■ **WORK TO BE COMPLETED**:
Return all lines from the listing below in which the string "chart" occurs.

#### MATERIAL

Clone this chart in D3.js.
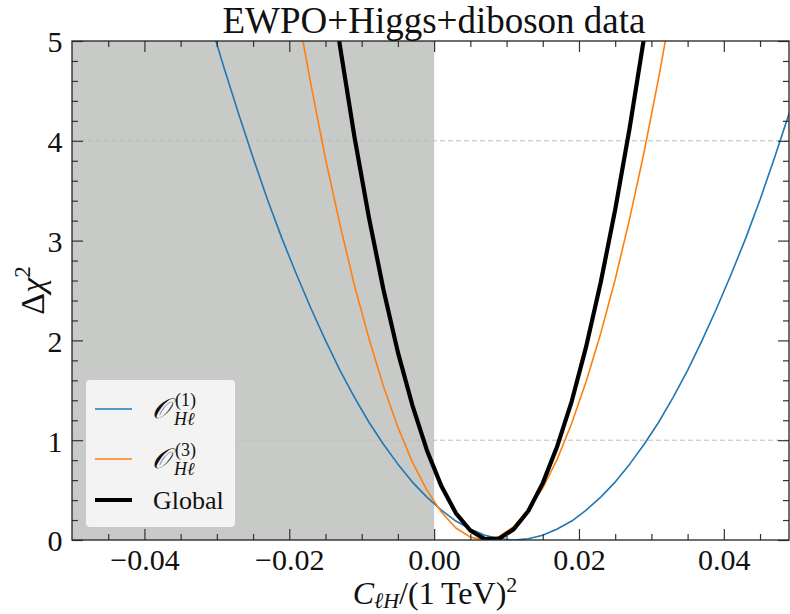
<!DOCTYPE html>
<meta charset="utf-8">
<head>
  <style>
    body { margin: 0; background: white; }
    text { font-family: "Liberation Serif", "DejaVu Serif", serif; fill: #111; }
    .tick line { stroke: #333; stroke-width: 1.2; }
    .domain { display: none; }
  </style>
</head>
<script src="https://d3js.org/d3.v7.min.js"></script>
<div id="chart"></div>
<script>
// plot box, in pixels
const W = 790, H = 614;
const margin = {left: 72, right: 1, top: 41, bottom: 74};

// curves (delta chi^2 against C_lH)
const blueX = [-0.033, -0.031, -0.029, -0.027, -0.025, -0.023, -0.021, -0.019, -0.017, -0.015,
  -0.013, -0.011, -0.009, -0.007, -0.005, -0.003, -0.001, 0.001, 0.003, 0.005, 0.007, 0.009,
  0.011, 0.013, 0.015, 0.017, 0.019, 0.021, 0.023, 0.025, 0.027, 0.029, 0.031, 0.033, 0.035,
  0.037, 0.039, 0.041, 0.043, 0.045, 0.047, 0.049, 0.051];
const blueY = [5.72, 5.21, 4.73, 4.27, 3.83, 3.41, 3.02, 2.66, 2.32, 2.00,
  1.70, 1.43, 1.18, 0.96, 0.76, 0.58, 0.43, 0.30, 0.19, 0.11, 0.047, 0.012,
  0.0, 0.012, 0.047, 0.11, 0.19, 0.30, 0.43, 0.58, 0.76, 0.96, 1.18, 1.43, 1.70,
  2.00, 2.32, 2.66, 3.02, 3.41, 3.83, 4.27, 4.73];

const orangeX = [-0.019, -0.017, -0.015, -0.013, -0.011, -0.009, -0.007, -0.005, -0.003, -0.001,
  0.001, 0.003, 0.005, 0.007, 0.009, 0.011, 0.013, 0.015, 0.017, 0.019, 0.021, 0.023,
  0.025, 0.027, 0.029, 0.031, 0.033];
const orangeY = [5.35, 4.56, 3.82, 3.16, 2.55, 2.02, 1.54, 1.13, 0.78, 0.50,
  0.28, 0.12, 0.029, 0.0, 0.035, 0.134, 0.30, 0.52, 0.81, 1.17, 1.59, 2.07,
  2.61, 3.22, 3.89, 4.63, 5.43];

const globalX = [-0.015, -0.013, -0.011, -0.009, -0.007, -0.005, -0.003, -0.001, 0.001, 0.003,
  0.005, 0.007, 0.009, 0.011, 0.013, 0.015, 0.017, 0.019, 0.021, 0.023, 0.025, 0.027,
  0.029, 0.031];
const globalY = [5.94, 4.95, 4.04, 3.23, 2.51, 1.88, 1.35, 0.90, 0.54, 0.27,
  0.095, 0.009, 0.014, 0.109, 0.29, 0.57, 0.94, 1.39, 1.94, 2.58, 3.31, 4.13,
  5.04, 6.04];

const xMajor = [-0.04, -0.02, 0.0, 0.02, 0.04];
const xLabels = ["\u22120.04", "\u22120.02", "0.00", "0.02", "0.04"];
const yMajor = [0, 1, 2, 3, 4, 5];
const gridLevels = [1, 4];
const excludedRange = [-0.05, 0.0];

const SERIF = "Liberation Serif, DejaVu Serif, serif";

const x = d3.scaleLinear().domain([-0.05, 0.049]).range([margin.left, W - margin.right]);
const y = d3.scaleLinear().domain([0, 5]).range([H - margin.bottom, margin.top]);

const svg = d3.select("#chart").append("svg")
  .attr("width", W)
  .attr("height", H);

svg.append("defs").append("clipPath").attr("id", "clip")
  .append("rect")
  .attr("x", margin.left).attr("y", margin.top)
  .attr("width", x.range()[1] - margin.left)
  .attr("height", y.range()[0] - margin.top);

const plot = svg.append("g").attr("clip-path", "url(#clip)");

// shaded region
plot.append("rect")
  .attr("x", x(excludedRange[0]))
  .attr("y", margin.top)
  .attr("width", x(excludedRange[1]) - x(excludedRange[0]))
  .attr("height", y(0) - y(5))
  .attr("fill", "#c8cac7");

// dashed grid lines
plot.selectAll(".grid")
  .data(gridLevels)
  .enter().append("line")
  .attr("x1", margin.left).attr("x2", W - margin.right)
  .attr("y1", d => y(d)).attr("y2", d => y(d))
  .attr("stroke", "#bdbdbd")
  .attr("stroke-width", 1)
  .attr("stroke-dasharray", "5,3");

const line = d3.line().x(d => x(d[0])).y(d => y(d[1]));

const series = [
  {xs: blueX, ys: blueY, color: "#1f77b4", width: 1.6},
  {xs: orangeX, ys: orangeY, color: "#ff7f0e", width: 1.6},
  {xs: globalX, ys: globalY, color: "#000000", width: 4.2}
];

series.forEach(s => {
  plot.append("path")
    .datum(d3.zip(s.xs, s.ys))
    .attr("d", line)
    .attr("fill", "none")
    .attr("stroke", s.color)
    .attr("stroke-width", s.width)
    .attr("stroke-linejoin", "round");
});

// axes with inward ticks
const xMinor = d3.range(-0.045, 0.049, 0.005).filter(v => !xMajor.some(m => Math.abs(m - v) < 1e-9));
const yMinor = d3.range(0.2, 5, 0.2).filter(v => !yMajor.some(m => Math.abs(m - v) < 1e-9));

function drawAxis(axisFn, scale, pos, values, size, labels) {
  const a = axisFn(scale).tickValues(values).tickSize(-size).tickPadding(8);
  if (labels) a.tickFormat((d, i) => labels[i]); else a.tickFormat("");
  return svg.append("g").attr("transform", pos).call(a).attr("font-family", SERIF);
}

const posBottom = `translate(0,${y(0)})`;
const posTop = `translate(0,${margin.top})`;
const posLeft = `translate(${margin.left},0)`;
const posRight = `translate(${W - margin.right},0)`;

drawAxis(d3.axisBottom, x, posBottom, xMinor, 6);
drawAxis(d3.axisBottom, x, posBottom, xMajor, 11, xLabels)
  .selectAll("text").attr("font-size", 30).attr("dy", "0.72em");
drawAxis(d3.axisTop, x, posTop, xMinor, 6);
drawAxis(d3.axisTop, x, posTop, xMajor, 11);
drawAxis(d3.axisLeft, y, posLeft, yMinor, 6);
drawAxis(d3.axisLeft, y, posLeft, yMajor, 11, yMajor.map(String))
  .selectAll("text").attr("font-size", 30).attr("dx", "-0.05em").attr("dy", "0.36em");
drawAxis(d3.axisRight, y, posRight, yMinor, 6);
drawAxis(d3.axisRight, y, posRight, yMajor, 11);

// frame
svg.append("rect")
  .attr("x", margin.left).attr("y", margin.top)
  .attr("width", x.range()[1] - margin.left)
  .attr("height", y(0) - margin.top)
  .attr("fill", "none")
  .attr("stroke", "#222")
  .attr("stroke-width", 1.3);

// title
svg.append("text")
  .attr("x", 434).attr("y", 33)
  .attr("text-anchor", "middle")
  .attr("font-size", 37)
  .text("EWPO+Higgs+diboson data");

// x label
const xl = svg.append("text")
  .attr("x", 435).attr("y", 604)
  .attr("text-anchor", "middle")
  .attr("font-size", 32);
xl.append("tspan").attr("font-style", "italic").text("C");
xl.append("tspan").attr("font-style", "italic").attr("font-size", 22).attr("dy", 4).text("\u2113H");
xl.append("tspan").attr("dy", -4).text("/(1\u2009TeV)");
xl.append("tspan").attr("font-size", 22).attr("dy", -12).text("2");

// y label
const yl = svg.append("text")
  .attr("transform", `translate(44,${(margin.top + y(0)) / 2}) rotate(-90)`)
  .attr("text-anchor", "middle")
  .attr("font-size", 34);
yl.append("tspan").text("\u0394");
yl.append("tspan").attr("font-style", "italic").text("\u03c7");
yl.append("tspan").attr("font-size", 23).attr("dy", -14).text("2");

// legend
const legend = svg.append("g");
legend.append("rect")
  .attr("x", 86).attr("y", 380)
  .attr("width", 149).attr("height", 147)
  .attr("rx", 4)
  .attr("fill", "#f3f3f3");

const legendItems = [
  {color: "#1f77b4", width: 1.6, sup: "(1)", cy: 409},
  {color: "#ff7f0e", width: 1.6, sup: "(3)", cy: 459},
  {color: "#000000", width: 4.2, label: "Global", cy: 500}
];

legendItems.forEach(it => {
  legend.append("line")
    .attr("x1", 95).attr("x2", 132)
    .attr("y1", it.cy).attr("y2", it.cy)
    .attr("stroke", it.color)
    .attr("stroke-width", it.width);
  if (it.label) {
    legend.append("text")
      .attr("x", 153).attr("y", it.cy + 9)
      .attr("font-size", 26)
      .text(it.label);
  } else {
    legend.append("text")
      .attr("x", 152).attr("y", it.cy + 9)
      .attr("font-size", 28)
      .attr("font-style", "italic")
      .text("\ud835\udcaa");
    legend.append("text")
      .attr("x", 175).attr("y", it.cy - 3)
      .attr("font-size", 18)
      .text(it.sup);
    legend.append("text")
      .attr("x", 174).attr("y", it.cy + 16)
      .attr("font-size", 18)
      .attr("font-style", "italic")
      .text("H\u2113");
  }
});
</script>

########

■ **EXERCISE RESPONSE**:
Clone this chart in D3.js.
<div id="chart"></div>
const svg = d3.select("#chart").append("svg")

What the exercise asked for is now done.